Cool. But can we do anything to preserve quality of video while lowering its size ? Yes. A video can contain scenes of various complexity. Some scenes will be simple like people talking, slow moving scenes, nature scene, … Some scenes can be complex like an action sequence. If we use same number of bits to represent both simple and complex scenes, we would waste bits on simple scenes and complex scene will be of lower quality. If we are catering to a video that will be compressed once and watched 1000s of times later we can think of using multi-pass compression. In first pass, it codec will just iterate over video and create a log file analyzing locations of simple and complex scenes. In second pass, it will use this log file to allocate lesser bits (say 600kb) for simple scene and more bits (say 1400kb) for complex scene. Thus, overall average bitrate hasn’t changed but perceivable quality is better. Multi-pass algorithm takes more time to process as it iterates multiple time, but it will produce better quality outputs at lesser size.

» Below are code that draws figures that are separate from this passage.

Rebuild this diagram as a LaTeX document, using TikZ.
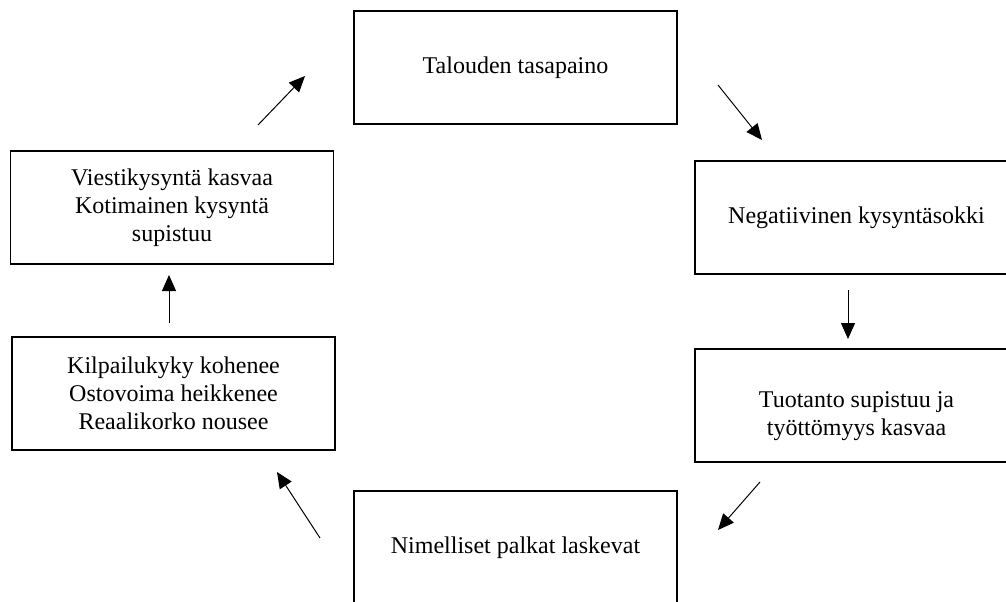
\documentclass[tikz,border=0pt]{standalone}
\usepackage{fontspec}
\setmainfont{Liberation Serif}
\usetikzlibrary{arrows.meta}
\tikzset{stage/.style={draw,rectangle,line width=0.8pt,
    minimum width=161.5pt,minimum height=56.5pt,inner sep=0pt,
    align=center,font=\fontsize{12}{14}\selectfont}}
\tikzset{stagetext/.style={align=center,inner sep=0pt,
    font=\fontsize{12}{14}\selectfont}}
\tikzset{flow/.style={line width=0.5pt,-{Triangle[length=8pt,width=7pt]}}}

\begin{document}
\begin{tikzpicture}[x=0.5pt,y=-0.5pt]
      \path[use as bounding box] (0,0) rectangle (1006,601);

      % Boxes {{{
      \node[stage] (talous) at (515.5,67.5) {Talouden tasapaino};
      \node[stage] (sokki) at (856.5,217.5) {Negatiivinen kysyntäsokki};
      \node[stage] (tuotanto) at (856.5,405.5) {};
      \node[stagetext] (tuotantoteksti) at ([yshift=-5.5pt]tuotanto.center)
        {Tuotanto supistuu ja\\työttömyys kasvaa};
      \node[stage] (palkat) at (515.5,547.5) {Nimelliset palkat laskevat};
      \node[stage] (kilpailu) at (173.5,393.5)
        {Kilpailukyky kohenee\\Ostovoima heikkenee\\Reaalikorko nousee};
      \node[stage] (viesti) at (172,207.5)
        {Viestikysyntä kasvaa\\Kotimainen kysyntä\\supistuu};
      % }}}

      % Arrows {{{
      \coordinate (S1) at (258,125);
      \coordinate (E1) at (305,76);
      \coordinate (S2) at (718,85);
      \coordinate (E2) at (762,140);
      \coordinate (S3) at (848,290);
      \coordinate (E3) at (848,339);
      \coordinate (S4) at (760,482);
      \coordinate (E4) at (718,530);
      \coordinate (S5) at (320,538);
      \coordinate (E5) at (277,472);
      \coordinate (S6) at (169,323);
      \coordinate (E6) at (169,275);

      \draw[flow] (S1) -- (E1);
      \draw[flow] (S2) -- (E2);
      \draw[flow] (S3) -- (E3);
      \draw[flow] (S4) -- (E4);
      \draw[flow] (S5) -- (E5);
      \draw[flow] (S6) -- (E6);
      % }}}

\end{tikzpicture}
\end{document}
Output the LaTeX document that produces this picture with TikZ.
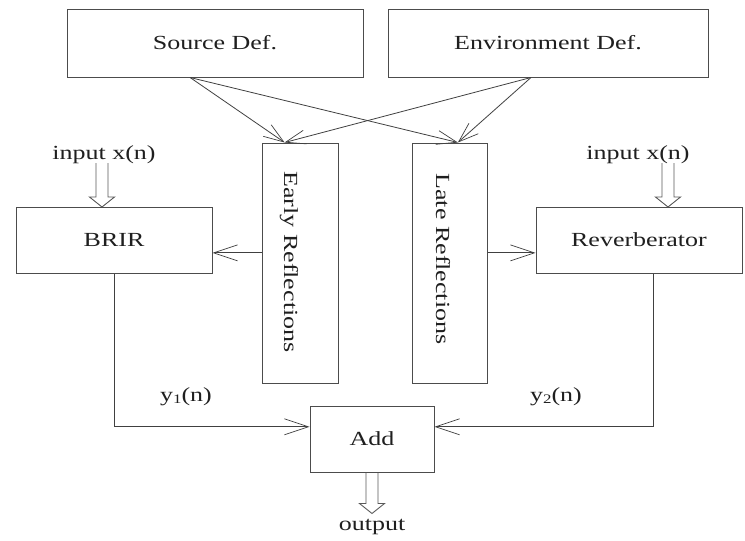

To run multi-pass encoding we can use following command:

ffmpeg -i video.mp4 -c:v libx264 -b:v 1M -pass 1 -an -f null /dev/null
ffmpeg -i video.mp4 -c:v libx264 -b:v 1M -pass 2 -c:a copy output_multi.mp4

Last but quite important, using newer codecs (like H265 instead of H264) can have better impacts. H264 uses macroblocks of 16x16 pixels while H265 uses coding tree units (CTU) of upto 64x64 pixels which is more efficient for larger areas with similar content. H264 has 9 intra-prediction modes while H265 has 35 intra-predition models thus giving precise directional prediction. H265 also utilizes parallel processing for better core-utilization. Newer codec will obviously have better impact, just need to check that the endpoints support decoding them.

To change codec from H264 to H265 we can use following command:

ffmpeg -i video.mp4 -c:v libx265 -crf 25 -c:a aac -b:a 128k output_h265.mp4

Thus, by understanding a video and using simple logical reasoning we can achieve desirable compression levels.